Minutes earlier, Gullit and Leiweke sat alongside new assistant coach Cobi Jones and club president Alexi Lalas in front of an international media contingent of close to 100, with cameras clicking, flashbulbs popping and questions flying. In contrast, Frank Yallop, who resigned from the Galaxy last weekend, was introduced by the San Jose Earthquakes before fewer than 10 reporters.

Yet all the attention and publicity, all the lucrative foreign exhibition games and shirt sales, mean nothing without success on the pitch, and that is the primary responsibility of Gullit.

Leiweke's ambition and vision for the future success of the franchise has no ceiling. It is he and Phil Anschutz, as the two central figures at Anschutz Entertainment Group, who will provide the financial resources and managerial expertise to make the club a worldwide brand.

Leiweke wants the Galaxy to be the best and makes no apology for it. His words will not be to everyone's liking, but those who refuse to accept second-best cannot be everyone's best friend.

"I like the fact that the Galaxy is the most important team in Major League Soccer," Leiweke said. "I like the fact that we lead the way. We are the ones trying to reinvent this sport and reinvent this league.

"I like everyone shooting at us. I like everyone being pissed off at us. But we have got to get better. We have got to back it up.

"We don't like losing and I don't like people pointing fingers at this organization. It is time to step it up and Ruud will help us get better."

AEG's belief is that North American soccer will continue to grow in popularity and will be, at minimum, the U.S.'s third or fourth biggest sport within the next 15 years. It wants the Galaxy to be the cornerstone of the league and to build a dynasty full of MLS championships and international exposure.

However, the task will not be easy.

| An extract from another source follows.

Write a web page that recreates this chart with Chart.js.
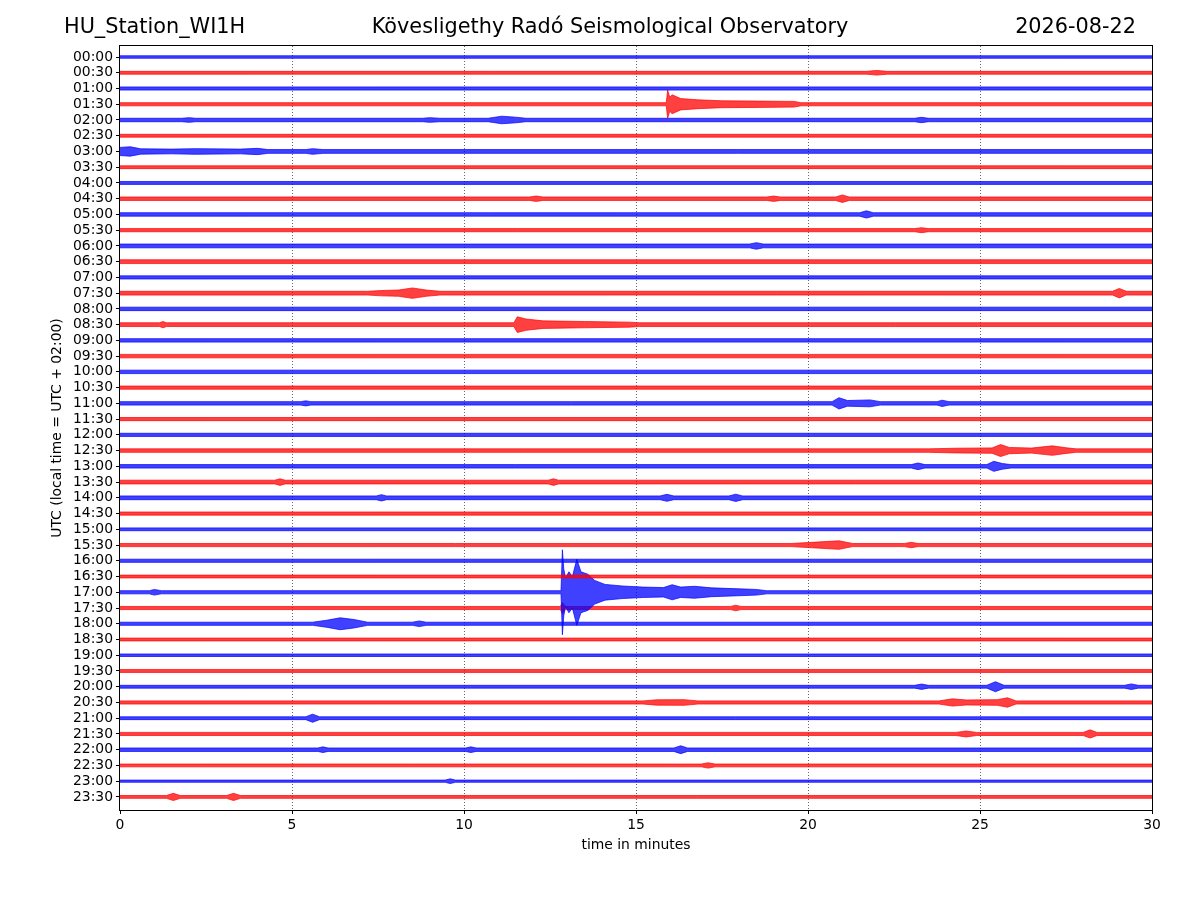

Like it or not, the Galaxy are the team the rest of the league loves to hate because of their wealth, pulling power and star names. Other teams will raise their game every time they face L.A. and take great delight in stunting its progress.

Then there is the matter of coping with expectations and attention. The Galaxy will never have the luxury of being able to sneak under the radar like the Houston Dynamo on the way to last year's title or Chivas USA's surge to the top of the Western Conference this season. This is a team that draws crowds of 50,000 in a friendly against a USL team in Vancouver, or 94,000 in a forthcoming exhibition in Sydney, Australia.

Gullit has been drafted to not only absorb the pressure of the position but also to identify individuals who share the necessary reserves of mental toughness. Because, with the Galaxy, the spotlight is always on.

"I understand there are some who have the opinion that they don't like the circus," Leiweke said. "I love the circus.

"I believe you wake up every day and you press yourself and you test yourself and you try to make yourself the best you can be. That is what it means to be part of the Galaxy."